I am not saying its irrelevent , i am making fun of the people who say it . 2.23 ghz like i said is very unlikely because all gpus in
the market today cannot achive this high clock . even if true it means sony spent ton of money in psu and cooling solution
which dosent make any sense . best case scenario ps5 will reach this clock in very short bursts to accelerate loading like
the nintendo switch
Sarcasm sometimes gets lost in text.
2.23 isn't impossible, but it's going to pump a lot of heat from a die as big as the APU the new consoles are using. I can hit 2200+ on my 2080ti for shits and giggles, but nothing requires that clock level. Playing the most intensive games, on Afterburner it never creeps over 2050 Mhz. Most games just aren't stable above 2100 Mhz. I think K|NGP|N has gotten a 2080ti to over 2700 Mhz on liquid nitrogen, be nobody is playing any games on his setup.
The interesting thing is how much more voltage is required once you hit 2 Ghz. the curve flattens around that point, and the power draw to reach 2200 Mhz gets pretty steep compared to 1800 Mhz, which means even more heat.
I have a 2'3" tall tower with enough fans and radiators to make my car jealous which at 2050 Mhz under load runs my temps into the low 60's. Again, I have almost 4 cubic feet of cooling space in my tower four 200mm fans, 4 140mm fans and two radiators with their own fans. For the PS5 to cool a 2.23 GPU which is built into the APU alongside the CPU, they are going to need to be doing something really fancy.
Maybe they are running refrigerant and a condenser which would be super expensive, require a lot of space, have unproven reliability, and refrigerant has a lifespan. This is doubtful because it would add $100 to the system's price along with the issues mentioned. I also think shipping refrigerant would put it in a different class for shipping since it contains chemicals.
They could be running liquid cooling which is also costly, requires space for a radiator, and once that radiator heat soaks it loses cooling capacity. Just look at any MicroATX build with a big GPU in it to see how that works out heat-wise, then realise Sony wants to do that in a smaller format. Again, this is an expensive approach for something they need to keep below $600. It would be the first liquid-cooled console though (no the Dreamcast was not liquid-cooled, it just used heat pipe cooling and people though they were for liquid.)

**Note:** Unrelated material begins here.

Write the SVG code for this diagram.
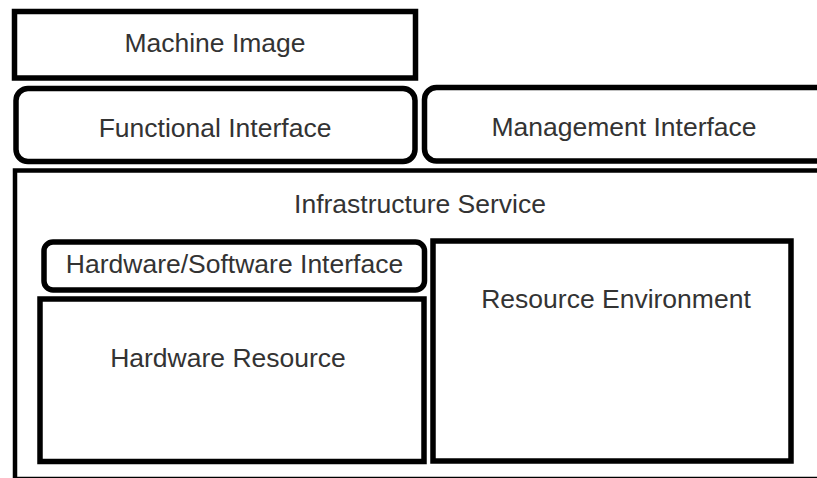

If they are going for a slim format like the PS4's, they will need to use blower-type fans which basically always have coil whine noise under load. If they go this route, I expect to see reliability and/or performance issues related to heat. My 2080ti is a liquid cooled card, but it also has a blower type fan installed. I consider that fan to be a last resort backup in case my GPU radiator springs a leak or the radiator fan fails. Other than that it's inactive because it's near-useless and kind of noisy.
They might go with a setup similar to the one used in the Xbox One X which used a large diameter blower with a big cooler directly on top of the APU exiting directly out of the system through a steel shroud. The X is quiet and pushes some pretty impressive games at 4K like RDR2.
The only other real option I think they have, and the reason I don't think they've shown a console yet, is to copy Xbox's homework and build vertically, sucking cold air from below and expelling the Inferno out the top. Even then at 2.23 Ghz in such a small box, I expect to read about people melting things the put on their consoles or actually burning themselves.
It'll be interesting to see what they came up with.